In the spirit of those programs that generate corporate-speak project
titles, take one term from each of the following three columns and see if
something sounds interesting...
Column 1 - Conditional
High-speed
Low-altitude
Ionospheric
Mountain-top
Human-powered
Winter
Free-fall
Riverine
On-line
Column 2 - Activity A
Logging
Biking
Road Rally
Radiosport
Bingo
Bulldozing
Rocketry
Folk-Dancing
Poetry
Column 3 - Activity B
Archery
Spelunking
Hockey
Jazz
Chess
Canasta
Bowling
Skating
Mumblety-peg
"Riverine Radiosport Bowling" - hmmm. Ionospheric Bulldozing Archery
anyone? Free-fall Bingo Jazz!
Contesting today is in a pretty narrow groove (or rut). It's a very high
speed game of electronic tag with a number of variants of degree and not in
nature.
N0FP's proposal regarding data transfer is an interesting proposal. Imagine
a contest in which data files are passed from station to station, adding the
relay history as it goes. You would get points for accurate relays, number
of relays, amount of data relayed without error, and for the length of the
error-free relay chains in which you participated. A path-dependent score
is certainly a new concept - prototyped by the WAE QTC and the Internet
Sprint which passes along names. A whole new set of strategy and technical
variables come into play. I can imagine the resulting efforts to optimize
data transfer prototocols for radio, much as today we try to optimize our CW
and phone copying accuracy and pileup handling techniques.
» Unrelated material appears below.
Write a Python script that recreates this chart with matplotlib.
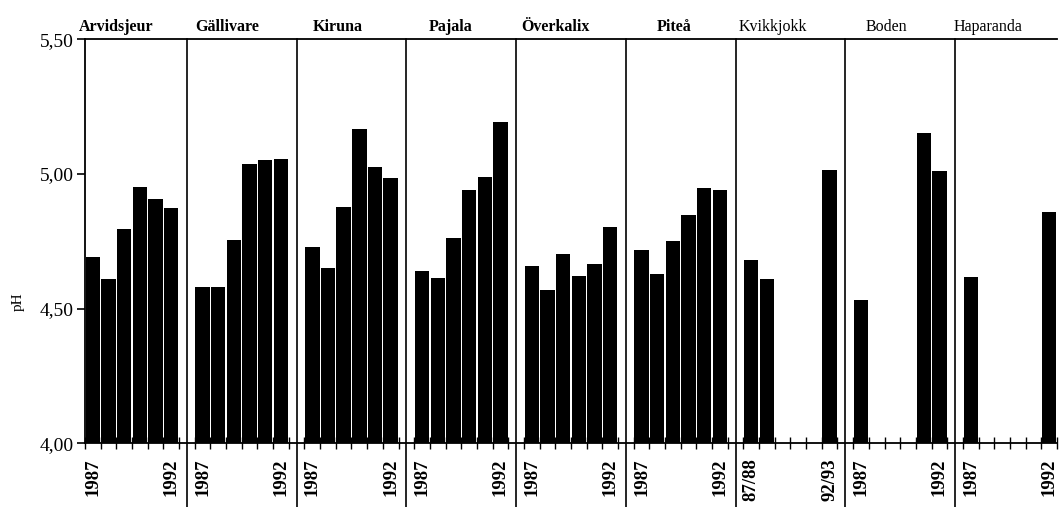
import numpy as np
import matplotlib
matplotlib.use('Agg')
import matplotlib.pyplot as plt

plt.rcParams['font.family'] = ['Liberation Serif', 'DejaVu Serif']

stations = ['Arvidsjeur', 'Gällivare', 'Kiruna', 'Pajala', 'Överkalix',
            'Piteå', 'Kvikkjokk', 'Boden', 'Haparanda']
# pH per year 1987..1992 (Kvikkjokk 87/88..92/93), nan = no data
arvidsjeur = [4.69, 4.61, 4.795, 4.952, 4.906, 4.874]
gallivare = [4.581, 4.581, 4.755, 5.037, 5.052, 5.055]
kiruna = [4.728, 4.652, 4.876, 5.166, 5.026, 4.984]
pajala = [4.639, 4.614, 4.763, 4.941, 4.988, 5.192]
overkalix = [4.659, 4.568, 4.704, 4.622, 4.667, 4.803]
pitea = [4.717, 4.629, 4.751, 4.849, 4.949, 4.942]
kvikkjokk = [4.682, 4.610, np.nan, np.nan, np.nan, 5.015]
boden = [4.532, np.nan, np.nan, np.nan, 5.151, 5.012]
haparanda = [4.616, np.nan, np.nan, np.nan, np.nan, 4.859]
first_labels = ['1987', '1987', '1987', '1987', '1987', '1987', '87/88', '1987', '1987']
last_labels = ['1992', '1992', '1992', '1992', '1992', '1992', '92/93', '1992', '1992']

series = [arvidsjeur, gallivare, kiruna, pajala, overkalix, pitea,
          kvikkjokk, boden, haparanda]
bold = [True, True, True, True, True, True, False, False, False]
title_off = [2.0, 2.1, 2.1, 2.3, 2.0, 2.6, 1.9, 2.1, 1.6]

fig = plt.figure(figsize=(10.61, 5.07), dpi=100)
ax = fig.add_axes([0.0801, 0.1256, 0.9161, 0.7969])

major = []
minor = []
minor_lab = []
for g, vals in enumerate(series):
    x0 = g * 7
    xs = x0 + np.arange(6) + 0.5
    ax.bar(xs, vals, width=0.92, color='black')
    major += list(x0 + np.arange(7))
    minor += [xs[0], xs[-1]]
    minor_lab += [first_labels[g], last_labels[g]]
    if g > 0:
        ax.axvline(x0 - 0.5, ymin=-0.16, ymax=1, color='black', lw=1.2, clip_on=False)
    ax.text(x0 + title_off[g], 5.515, stations[g], ha='center', va='bottom',
            fontsize=11.5, fontweight='bold' if bold[g] else 'normal')

ax.set_xlim(0, 62)
ax.set_ylim(4.0, 5.5)
ax.set_yticks([4.0, 4.5, 5.0, 5.5])
ax.set_yticklabels(['4,00', '4,50', '5,00', '5,50'], fontsize=14)
ax.tick_params(axis='y', direction='out', length=6, width=1.2, pad=2)
ax.set_xticks(major)
ax.set_xticklabels([])
ax.set_xticks(minor, minor=True)
ax.set_xticklabels(minor_lab, minor=True, rotation=90, fontsize=13.5, fontweight='bold')
ax.tick_params(axis='x', which='major', direction='inout', length=9, width=1)
ax.tick_params(axis='x', which='minor', length=0, pad=11)

ax.spines['right'].set_visible(False)
for s in ['left', 'top', 'bottom']:
    ax.spines[s].set_linewidth(1.3)

ax.set_ylabel('pH', fontsize=11)
ax.yaxis.set_label_coords(-0.062, 0.35)

fig.savefig('out.png', dpi=100)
The modern scenario of having a national official start the game and receive
the results is not at all new. The first official transcontinental relay
tests in January 1921 featured message exchanges between the Mayors of
Portland, ME and Portland, OR, for example. ("200 Meters and Down" - p. 65)
Contesting was born of training and technical exercises. What such
opportunities are there for us today?